/---

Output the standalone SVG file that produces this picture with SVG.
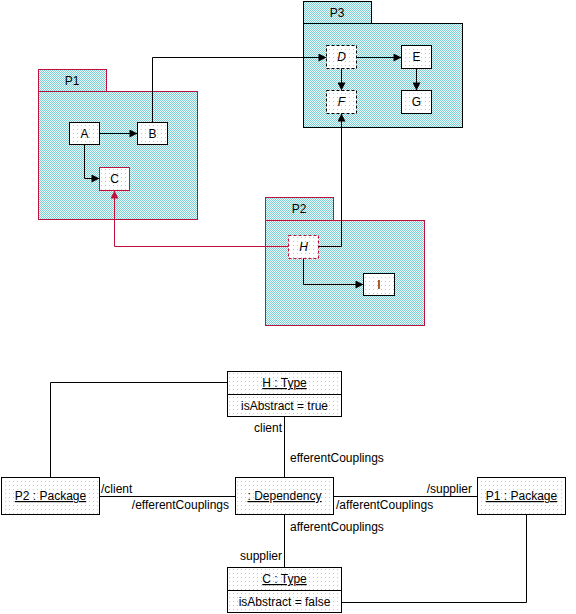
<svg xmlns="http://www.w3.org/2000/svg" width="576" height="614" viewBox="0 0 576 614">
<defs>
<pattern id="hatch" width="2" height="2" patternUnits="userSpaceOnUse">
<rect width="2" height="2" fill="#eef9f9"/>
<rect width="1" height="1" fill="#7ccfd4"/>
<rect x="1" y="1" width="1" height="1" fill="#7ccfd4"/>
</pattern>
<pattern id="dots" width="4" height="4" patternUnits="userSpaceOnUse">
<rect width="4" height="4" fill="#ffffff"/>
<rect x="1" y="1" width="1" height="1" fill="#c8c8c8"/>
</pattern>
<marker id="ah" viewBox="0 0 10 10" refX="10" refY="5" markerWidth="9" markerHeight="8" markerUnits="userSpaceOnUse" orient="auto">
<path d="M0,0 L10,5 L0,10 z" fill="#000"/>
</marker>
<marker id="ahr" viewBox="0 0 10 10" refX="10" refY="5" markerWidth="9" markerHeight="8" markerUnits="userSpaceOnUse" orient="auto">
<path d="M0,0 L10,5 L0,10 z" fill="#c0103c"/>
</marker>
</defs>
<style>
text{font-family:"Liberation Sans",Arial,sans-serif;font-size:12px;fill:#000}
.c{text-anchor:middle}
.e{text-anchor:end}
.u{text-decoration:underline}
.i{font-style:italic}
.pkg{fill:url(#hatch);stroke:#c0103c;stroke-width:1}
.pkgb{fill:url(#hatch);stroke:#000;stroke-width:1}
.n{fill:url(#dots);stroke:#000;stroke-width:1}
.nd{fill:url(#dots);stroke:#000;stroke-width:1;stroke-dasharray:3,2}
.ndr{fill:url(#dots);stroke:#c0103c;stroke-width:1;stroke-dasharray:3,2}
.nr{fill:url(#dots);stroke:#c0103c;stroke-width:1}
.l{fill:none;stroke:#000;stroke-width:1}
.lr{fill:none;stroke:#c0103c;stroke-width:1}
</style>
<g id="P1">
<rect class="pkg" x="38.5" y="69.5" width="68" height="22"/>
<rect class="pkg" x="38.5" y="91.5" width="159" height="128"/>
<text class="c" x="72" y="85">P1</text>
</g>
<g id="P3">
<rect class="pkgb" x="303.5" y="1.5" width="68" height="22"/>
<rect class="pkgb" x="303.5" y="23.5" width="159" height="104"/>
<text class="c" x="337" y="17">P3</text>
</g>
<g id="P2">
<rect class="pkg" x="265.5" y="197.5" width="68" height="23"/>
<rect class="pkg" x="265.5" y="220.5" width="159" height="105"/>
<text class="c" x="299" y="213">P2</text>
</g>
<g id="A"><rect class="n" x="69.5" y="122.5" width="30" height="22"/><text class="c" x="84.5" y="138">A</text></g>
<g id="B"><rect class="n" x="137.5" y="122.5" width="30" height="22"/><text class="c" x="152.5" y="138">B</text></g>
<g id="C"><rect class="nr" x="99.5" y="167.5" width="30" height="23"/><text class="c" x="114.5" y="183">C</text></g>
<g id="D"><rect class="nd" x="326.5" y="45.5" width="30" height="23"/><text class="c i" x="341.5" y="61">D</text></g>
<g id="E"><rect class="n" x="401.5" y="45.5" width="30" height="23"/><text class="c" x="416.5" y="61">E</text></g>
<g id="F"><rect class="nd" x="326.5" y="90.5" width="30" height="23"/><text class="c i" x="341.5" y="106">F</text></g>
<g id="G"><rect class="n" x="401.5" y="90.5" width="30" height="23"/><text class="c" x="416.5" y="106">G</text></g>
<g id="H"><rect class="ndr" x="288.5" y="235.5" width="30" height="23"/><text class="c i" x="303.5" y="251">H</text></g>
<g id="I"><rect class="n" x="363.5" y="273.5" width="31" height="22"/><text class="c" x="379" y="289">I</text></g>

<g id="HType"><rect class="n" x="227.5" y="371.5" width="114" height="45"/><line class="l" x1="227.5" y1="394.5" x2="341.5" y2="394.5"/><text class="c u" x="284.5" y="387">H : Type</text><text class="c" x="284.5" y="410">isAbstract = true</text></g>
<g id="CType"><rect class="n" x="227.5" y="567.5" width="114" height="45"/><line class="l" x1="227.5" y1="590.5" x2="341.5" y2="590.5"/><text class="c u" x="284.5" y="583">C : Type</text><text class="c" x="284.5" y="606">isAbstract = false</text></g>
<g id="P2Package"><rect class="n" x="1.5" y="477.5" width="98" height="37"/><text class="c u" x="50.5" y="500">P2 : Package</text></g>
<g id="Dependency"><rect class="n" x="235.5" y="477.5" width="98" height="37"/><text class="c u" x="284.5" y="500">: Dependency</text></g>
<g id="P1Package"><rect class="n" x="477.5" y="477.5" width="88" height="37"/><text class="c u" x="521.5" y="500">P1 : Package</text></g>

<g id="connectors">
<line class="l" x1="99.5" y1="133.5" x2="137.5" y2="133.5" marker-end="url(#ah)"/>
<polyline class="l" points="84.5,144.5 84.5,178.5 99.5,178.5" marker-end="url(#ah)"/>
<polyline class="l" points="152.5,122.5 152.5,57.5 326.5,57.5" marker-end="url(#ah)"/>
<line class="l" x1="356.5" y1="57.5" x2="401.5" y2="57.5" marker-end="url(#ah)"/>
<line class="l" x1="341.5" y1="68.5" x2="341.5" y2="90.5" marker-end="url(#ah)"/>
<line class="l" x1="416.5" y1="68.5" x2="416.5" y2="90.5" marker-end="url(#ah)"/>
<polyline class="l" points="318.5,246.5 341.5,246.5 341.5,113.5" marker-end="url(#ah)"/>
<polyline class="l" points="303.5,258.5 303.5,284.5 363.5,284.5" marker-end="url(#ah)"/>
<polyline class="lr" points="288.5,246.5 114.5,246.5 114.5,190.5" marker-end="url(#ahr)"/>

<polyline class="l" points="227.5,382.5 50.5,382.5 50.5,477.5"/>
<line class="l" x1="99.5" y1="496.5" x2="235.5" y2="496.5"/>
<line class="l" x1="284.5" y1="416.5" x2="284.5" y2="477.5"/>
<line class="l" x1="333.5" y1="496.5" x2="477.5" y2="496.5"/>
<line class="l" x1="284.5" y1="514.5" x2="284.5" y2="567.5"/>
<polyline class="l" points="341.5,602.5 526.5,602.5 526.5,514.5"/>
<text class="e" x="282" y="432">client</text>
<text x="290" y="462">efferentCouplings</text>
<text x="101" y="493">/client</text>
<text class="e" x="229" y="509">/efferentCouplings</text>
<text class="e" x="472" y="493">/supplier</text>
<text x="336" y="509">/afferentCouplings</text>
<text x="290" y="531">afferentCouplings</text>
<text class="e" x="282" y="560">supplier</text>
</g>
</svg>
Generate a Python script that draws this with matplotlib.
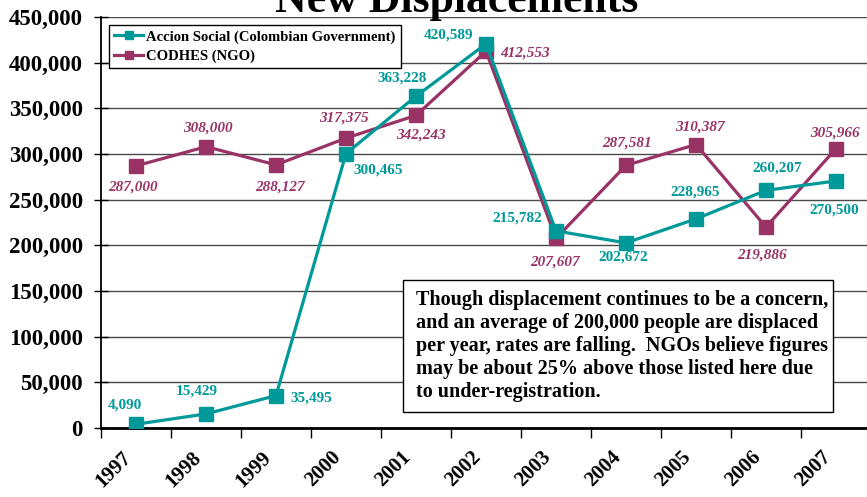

\---

The material above holds pictures; copy everything else in it exactly.

Output the standalone SVG file that produces this picture with SVG.
<svg xmlns="http://www.w3.org/2000/svg" width="576" height="614" viewBox="0 0 576 614">
<defs>
<pattern id="hatch" width="2" height="2" patternUnits="userSpaceOnUse">
<rect width="2" height="2" fill="#eef9f9"/>
<rect width="1" height="1" fill="#7ccfd4"/>
<rect x="1" y="1" width="1" height="1" fill="#7ccfd4"/>
</pattern>
<pattern id="dots" width="4" height="4" patternUnits="userSpaceOnUse">
<rect width="4" height="4" fill="#ffffff"/>
<rect x="1" y="1" width="1" height="1" fill="#c8c8c8"/>
</pattern>
<marker id="ah" viewBox="0 0 10 10" refX="10" refY="5" markerWidth="9" markerHeight="8" markerUnits="userSpaceOnUse" orient="auto">
<path d="M0,0 L10,5 L0,10 z" fill="#000"/>
</marker>
<marker id="ahr" viewBox="0 0 10 10" refX="10" refY="5" markerWidth="9" markerHeight="8" markerUnits="userSpaceOnUse" orient="auto">
<path d="M0,0 L10,5 L0,10 z" fill="#c0103c"/>
</marker>
</defs>
<style>
text{font-family:"Liberation Sans",Arial,sans-serif;font-size:12px;fill:#000}
.c{text-anchor:middle}
.e{text-anchor:end}
.u{text-decoration:underline}
.i{font-style:italic}
.pkg{fill:url(#hatch);stroke:#c0103c;stroke-width:1}
.pkgb{fill:url(#hatch);stroke:#000;stroke-width:1}
.n{fill:url(#dots);stroke:#000;stroke-width:1}
.nd{fill:url(#dots);stroke:#000;stroke-width:1;stroke-dasharray:3,2}
.ndr{fill:url(#dots);stroke:#c0103c;stroke-width:1;stroke-dasharray:3,2}
.nr{fill:url(#dots);stroke:#c0103c;stroke-width:1}
.l{fill:none;stroke:#000;stroke-width:1}
.lr{fill:none;stroke:#c0103c;stroke-width:1}
</style>
<g id="P1">
<rect class="pkg" x="38.5" y="69.5" width="68" height="22"/>
<rect class="pkg" x="38.5" y="91.5" width="159" height="128"/>
<text class="c" x="72" y="85">P1</text>
</g>
<g id="P3">
<rect class="pkgb" x="303.5" y="1.5" width="68" height="22"/>
<rect class="pkgb" x="303.5" y="23.5" width="159" height="104"/>
<text class="c" x="337" y="17">P3</text>
</g>
<g id="P2">
<rect class="pkg" x="265.5" y="197.5" width="68" height="23"/>
<rect class="pkg" x="265.5" y="220.5" width="159" height="105"/>
<text class="c" x="299" y="213">P2</text>
</g>
<g id="A"><rect class="n" x="69.5" y="122.5" width="30" height="22"/><text class="c" x="84.5" y="138">A</text></g>
<g id="B"><rect class="n" x="137.5" y="122.5" width="30" height="22"/><text class="c" x="152.5" y="138">B</text></g>
<g id="C"><rect class="nr" x="99.5" y="167.5" width="30" height="23"/><text class="c" x="114.5" y="183">C</text></g>
<g id="D"><rect class="nd" x="326.5" y="45.5" width="30" height="23"/><text class="c i" x="341.5" y="61">D</text></g>
<g id="E"><rect class="n" x="401.5" y="45.5" width="30" height="23"/><text class="c" x="416.5" y="61">E</text></g>
<g id="F"><rect class="nd" x="326.5" y="90.5" width="30" height="23"/><text class="c i" x="341.5" y="106">F</text></g>
<g id="G"><rect class="n" x="401.5" y="90.5" width="30" height="23"/><text class="c" x="416.5" y="106">G</text></g>
<g id="H"><rect class="ndr" x="288.5" y="235.5" width="30" height="23"/><text class="c i" x="303.5" y="251">H</text></g>
<g id="I"><rect class="n" x="363.5" y="273.5" width="31" height="22"/><text class="c" x="379" y="289">I</text></g>

<g id="HType"><rect class="n" x="227.5" y="371.5" width="114" height="45"/><line class="l" x1="227.5" y1="394.5" x2="341.5" y2="394.5"/><text class="c u" x="284.5" y="387">H : Type</text><text class="c" x="284.5" y="410">isAbstract = true</text></g>
<g id="CType"><rect class="n" x="227.5" y="567.5" width="114" height="45"/><line class="l" x1="227.5" y1="590.5" x2="341.5" y2="590.5"/><text class="c u" x="284.5" y="583">C : Type</text><text class="c" x="284.5" y="606">isAbstract = false</text></g>
<g id="P2Package"><rect class="n" x="1.5" y="477.5" width="98" height="37"/><text class="c u" x="50.5" y="500">P2 : Package</text></g>
<g id="Dependency"><rect class="n" x="235.5" y="477.5" width="98" height="37"/><text class="c u" x="284.5" y="500">: Dependency</text></g>
<g id="P1Package"><rect class="n" x="477.5" y="477.5" width="88" height="37"/><text class="c u" x="521.5" y="500">P1 : Package</text></g>

<g id="connectors">
<line class="l" x1="99.5" y1="133.5" x2="137.5" y2="133.5" marker-end="url(#ah)"/>
<polyline class="l" points="84.5,144.5 84.5,178.5 99.5,178.5" marker-end="url(#ah)"/>
<polyline class="l" points="152.5,122.5 152.5,57.5 326.5,57.5" marker-end="url(#ah)"/>
<line class="l" x1="356.5" y1="57.5" x2="401.5" y2="57.5" marker-end="url(#ah)"/>
<line class="l" x1="341.5" y1="68.5" x2="341.5" y2="90.5" marker-end="url(#ah)"/>
<line class="l" x1="416.5" y1="68.5" x2="416.5" y2="90.5" marker-end="url(#ah)"/>
<polyline class="l" points="318.5,246.5 341.5,246.5 341.5,113.5" marker-end="url(#ah)"/>
<polyline class="l" points="303.5,258.5 303.5,284.5 363.5,284.5" marker-end="url(#ah)"/>
<polyline class="lr" points="288.5,246.5 114.5,246.5 114.5,190.5" marker-end="url(#ahr)"/>

<polyline class="l" points="227.5,382.5 50.5,382.5 50.5,477.5"/>
<line class="l" x1="99.5" y1="496.5" x2="235.5" y2="496.5"/>
<line class="l" x1="284.5" y1="416.5" x2="284.5" y2="477.5"/>
<line class="l" x1="333.5" y1="496.5" x2="477.5" y2="496.5"/>
<line class="l" x1="284.5" y1="514.5" x2="284.5" y2="567.5"/>
<polyline class="l" points="341.5,602.5 526.5,602.5 526.5,514.5"/>
<text class="e" x="282" y="432">client</text>
<text x="290" y="462">efferentCouplings</text>
<text x="101" y="493">/client</text>
<text class="e" x="229" y="509">/efferentCouplings</text>
<text class="e" x="472" y="493">/supplier</text>
<text x="336" y="509">/afferentCouplings</text>
<text x="290" y="531">afferentCouplings</text>
<text class="e" x="282" y="560">supplier</text>
</g>
</svg>
Generate a Python script that draws this with matplotlib.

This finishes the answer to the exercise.